# Fable und Großtaten ändern



## FYoshi (7. Oktober 2005)

*Fable und Großtaten ändern*

Hai (wo?  )  mal ne' Frage zu den Großtaten.
Wenn ich ein Quest angenommen habe und mir einige Großtaten ausgesucht habe, kann ich diese nachträglich noch mal ändern?
So habe ich ausversehen Faustkampf gewählt und kann die Quest nicht lösen.

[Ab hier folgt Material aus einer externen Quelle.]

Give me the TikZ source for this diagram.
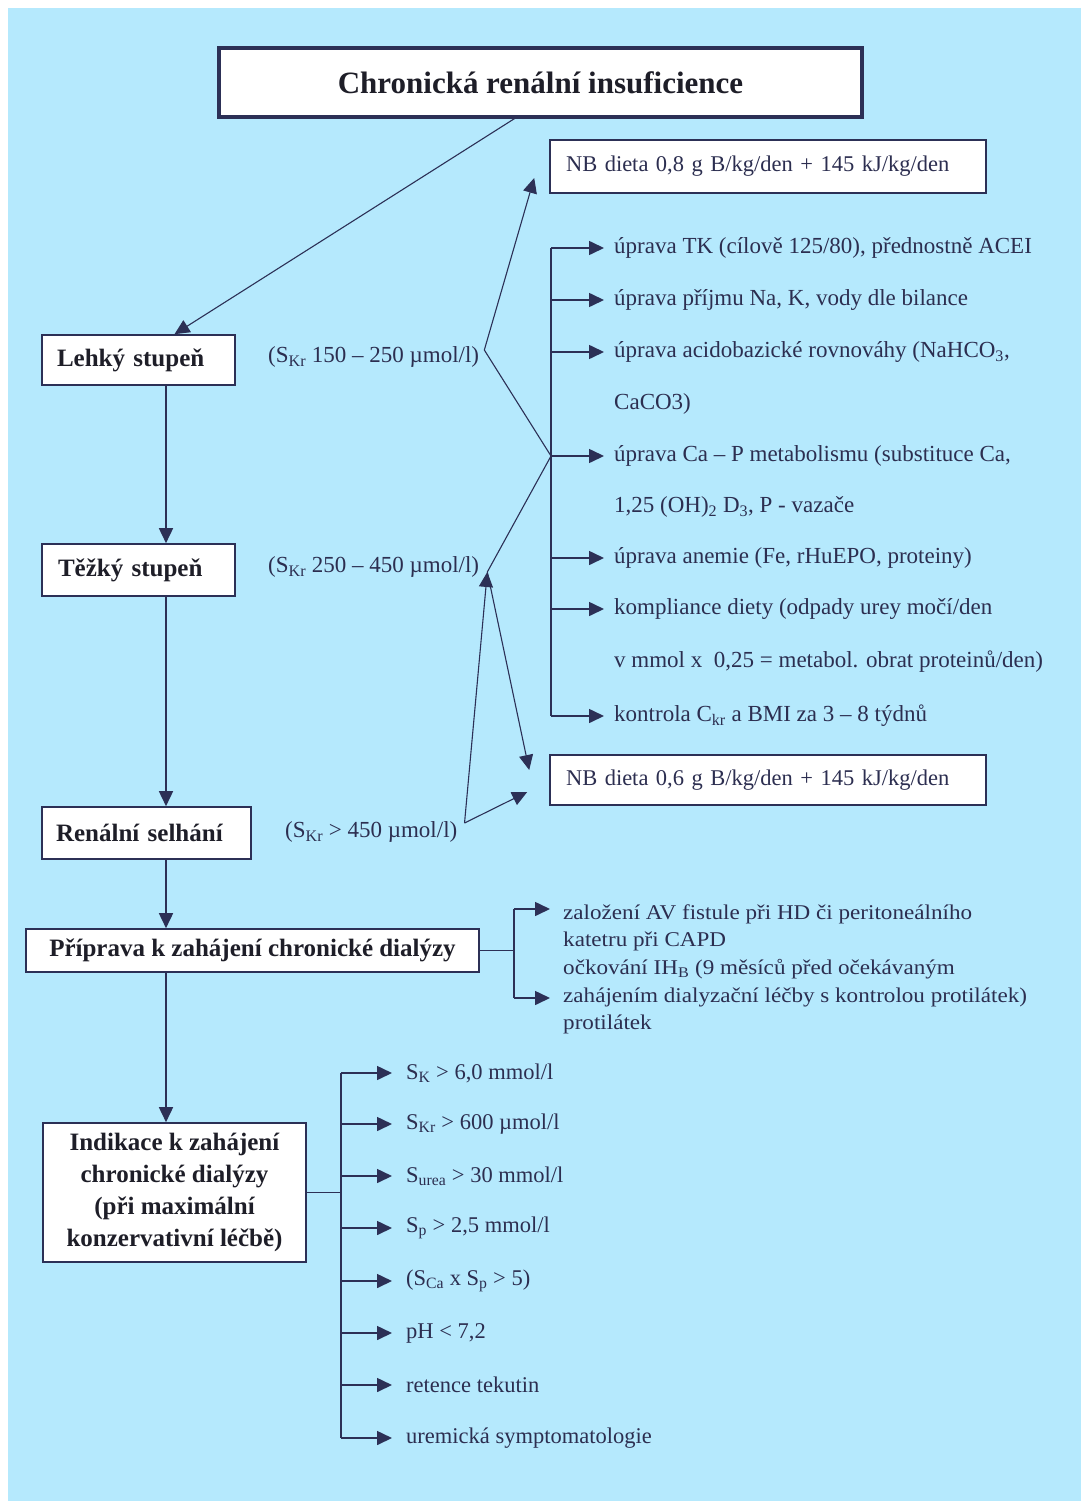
\documentclass[tikz,border=0pt]{standalone}
\usepackage{fontspec}
\setmainfont{Liberation Serif}
\newfontfamily\wideserif{Liberation Serif}[FakeStretch=1.1]
\usetikzlibrary{arrows.meta,calc}
\definecolor{bg}{RGB}{181,233,253}
\definecolor{linec}{RGB}{44,48,86}
\definecolor{labtext}{RGB}{44,46,80}
\definecolor{boxtext}{RGB}{30,30,40}
\tikzset{
  box/.style={draw=linec, fill=white, line width=1.6pt, inner sep=0pt, text=boxtext},
  boxfont/.style={font=\fontsize{25}{32}\selectfont\bfseries},
  lab/.style={inner sep=0pt, anchor=west, text=labtext, font=\fontsize{23}{27}\selectfont},
  itemtxt/.style={inner sep=0pt, anchor=west, text=labtext, font=\fontsize{23}{27}\selectfont},
  preptxt/.style={inner sep=0pt, anchor=west, text=labtext, font=\wideserif\fontsize{21}{25}\selectfont},
  indtxt/.style={inner sep=0pt, anchor=west, text=labtext, font=\fontsize{22.5}{27}\selectfont},
  ln/.style={draw=linec, line width=1.6pt},
  thin/.style={draw=linec, line width=1.1pt},
  tip/.style={-{Triangle[length=15pt,width=14pt]}},
  arr/.style={draw=linec, line width=1.6pt, tip},
  thinarr/.style={draw=linec, line width=1.1pt, tip},
}
\begin{document}
\begin{tikzpicture}[x=1pt,y=-1pt]
\useasboundingbox (0,0) rectangle (1081,1501);
\fill[white] (0,0) rectangle (1081,1501);
\fill[bg] (8,8) rectangle (1081,1501);

% main boxes
\node[box, line width=3.2pt, minimum width=643pt, minimum height=69pt,
      font=\fontsize{31}{36}\selectfont\bfseries] (title) at (540.5,82.5) {Chronická renální insuficience};
\node[box, boxfont, minimum width=193pt, minimum height=50pt, text width=163pt, align=left] (lehky) at (138.5,360) {Lehký stupeň};
\node[box, boxfont, minimum width=193pt, minimum height=52pt, text width=161pt, align=left] (tezky) at (138.5,570) {Těžký stupeň};
\node[box, boxfont, minimum width=209pt, minimum height=52pt, text width=181pt, align=left] (renal) at (146.5,833) {Renální selhání};
\node[box, boxfont, minimum width=453pt, minimum height=43pt] (prip) at (252.5,950.5) {Příprava k zahájení chronické dialýzy};
\node[box, boxfont, minimum width=263pt, minimum height=139pt, align=center] (ind) at (174.5,1192.5)
  {Indikace k zahájení\\chronické dialýzy\\(při maximální\\konzervativní léčbě)};

% diet boxes
\node[box, minimum width=436pt, minimum height=53pt, text width=404pt, align=left,
      font=\fontsize{22.5}{27}\selectfont, text=labtext] (nb1) at (768,166.5) {NB dieta 0,8 g B/kg/den + 145 kJ/kg/den};
\node[box, minimum width=436pt, minimum height=50pt, text width=404pt, align=left,
      font=\fontsize{22.5}{27}\selectfont, text=labtext] (nb2) at (768,780) {NB dieta 0,6 g B/kg/den + 145 kJ/kg/den};

% stage labels
\node[lab] (l1) at (268,357) {(S\textsubscript{Kr} 150 – 250 µmol/l)};
\node[lab] (l2) at (268,567) {(S\textsubscript{Kr} 250 – 450 µmol/l)};
\node[lab] (l3) at (285,832) {(S\textsubscript{Kr} > 450 µmol/l)};

% right treatment list
\node[itemtxt] (it1) at (614,248) {úprava TK (cílově 125/80), přednostně ACEI};
\node[itemtxt] (it2) at (614,300) {úprava příjmu Na, K, vody dle bilance};
\node[itemtxt] (it3) at (614,352) {úprava acidobazické rovnováhy (NaHCO\textsubscript{3},};
\node[itemtxt] (it3b) at (614,404) {CaCO3)};
\node[itemtxt] (it4) at (614,456) {úprava Ca – P metabolismu (substituce Ca,};
\node[itemtxt] (it4b) at (614,507) {1,25 (OH)\textsubscript{2} D\textsubscript{3}, P - vazače};
\node[itemtxt] (it5) at (614,558) {úprava anemie (Fe, rHuEPO, proteiny)};
\node[itemtxt] (it6) at (614,609) {kompliance diety (odpady urey močí/den};
\node[itemtxt] (it6b) at (614,662) {v mmol x \ 0,25 = metabol. obrat proteinů/den)};
\node[itemtxt] (it7) at (614,716) {kontrola C\textsubscript{kr} a BMI za 3 – 8 týdnů};

% preparation list
\node[preptxt] (pt1) at (563,914) {založení AV fistule při HD či peritoneálního};
\node[preptxt] (pt2) at (563,941) {katetru při CAPD};
\node[preptxt] (pt3) at (563,969) {očkování IH\textsubscript{B} (9 měsíců před očekávaným};
\node[preptxt] (pt4) at (563,997) {zahájením dialyzační léčby s kontrolou protilátek)};
\node[preptxt] (pt5) at (563,1024) {protilátek};

% indication list
\node[indtxt] (in1) at (406,1073) {S\textsubscript{K} > 6,0 mmol/l};
\node[indtxt] (in2) at (406,1124) {S\textsubscript{Kr} > 600 µmol/l};
\node[indtxt] (in3) at (406,1176) {S\textsubscript{urea} > 30 mmol/l};
\node[indtxt] (in4) at (406,1228) {S\textsubscript{p} > 2,5 mmol/l};
\node[indtxt] (in5) at (406,1281) {(S\textsubscript{Ca} x S\textsubscript{p} > 5)};
\node[indtxt] (in6) at (406,1333) {pH < 7,2};
\node[indtxt] (in7) at (406,1385) {retence tekutin};
\node[indtxt] (in8) at (406,1438) {uremická symptomatologie};

% helper coordinates
\coordinate (sL) at (166,0);
\coordinate (sR) at (551,0);
\coordinate (sP) at (514,0);
\coordinate (sI) at (341,0);
\coordinate (v1) at ($(l1.east)+(5,-7)$);
\coordinate (v2) at ($(l2.east)+(8,5)$);
\coordinate (v3) at ($(l3.east)+(7,-9)$);
\coordinate (pa1) at (550,909);
\coordinate (pa2) at (550,998);

% main spine
\draw[arr] (lehky.south -| sL) -- (tezky.north -| sL);
\draw[arr] (tezky.south -| sL) -- (renal.north -| sL);
\draw[arr] (renal.south -| sL) -- (prip.north -| sL);
\draw[arr] (prip.south -| sL) -- (ind.north -| sL);

% title to first stage
\draw[thinarr] ([xshift=-26pt]title.south) -- ([xshift=36pt]lehky.north);

% stage connectors
\draw[thinarr] (v1) -- ($(nb1.west)+(-15,11.5)$);
\draw[thin] (v1) -- (it4.west -| sR);
\draw[thin] (it4.west -| sR) -- (v2);
\draw[thinarr] (v3) -- (v2);
\draw[thinarr] (v2) -- ($(nb2.west)+(-20,-10)$);
\draw[thinarr] (v3) -- ($(nb2.west)+(-22,12)$);

% right list branches
\draw[ln] (it1.west -| sR) -- (it7.west -| sR);
\foreach \n in {it1,it2,it3,it4,it5,it6,it7}
  \draw[arr] (\n.west -| sR) -- ([xshift=-10pt]\n.west);

% preparation branch
\draw[ln] (prip.east) -- (prip.east -| sP);
\draw[ln] (pa1 -| sP) -- (pa2 -| sP);
\draw[arr] (pa1 -| sP) -- (pa1);
\draw[arr] (pa2 -| sP) -- (pa2);

% indication branch
\draw[ln] (ind.east) -- (ind.east -| sI);
\draw[ln] (in1.west -| sI) -- (in8.west -| sI);
\foreach \n in {in1,in2,in3,in4,in5,in6,in7,in8}
  \draw[arr] (\n.west -| sI) -- ([xshift=-14pt]\n.west);
\end{tikzpicture}
\end{document}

Ich würde deshalb diese Großtat gerne wieder abwählen.
m Handbuch habe ich ledier auch keine Lösung gefunden.
Über Tipps würde ich mich riesig freuen
Yoshi


----------



## Blackout (7. Oktober 2005)

*AW: Fable und Großtaten ändern*

Das einzige was dir bleibt, ist einen Speicherpunkt vor der Quest zu laden oder es solange mit den Fäusten versuchen bis die Quest geschafft ist oder die Tastatur in Stücken vor dir liegt


----------



## showstopper123 (8. Oktober 2005)

*AW: Fable und Großtaten ändern*

Hilft wohl nur nochmal die Mission neu anzufangen, ist aber auch kein Problem, einfach vorher speichern, dann bleiben die exp etc erhalten. Und allzu lang sind die Quests nicht, ist man also schnell wieder an der alten Stelle.


----------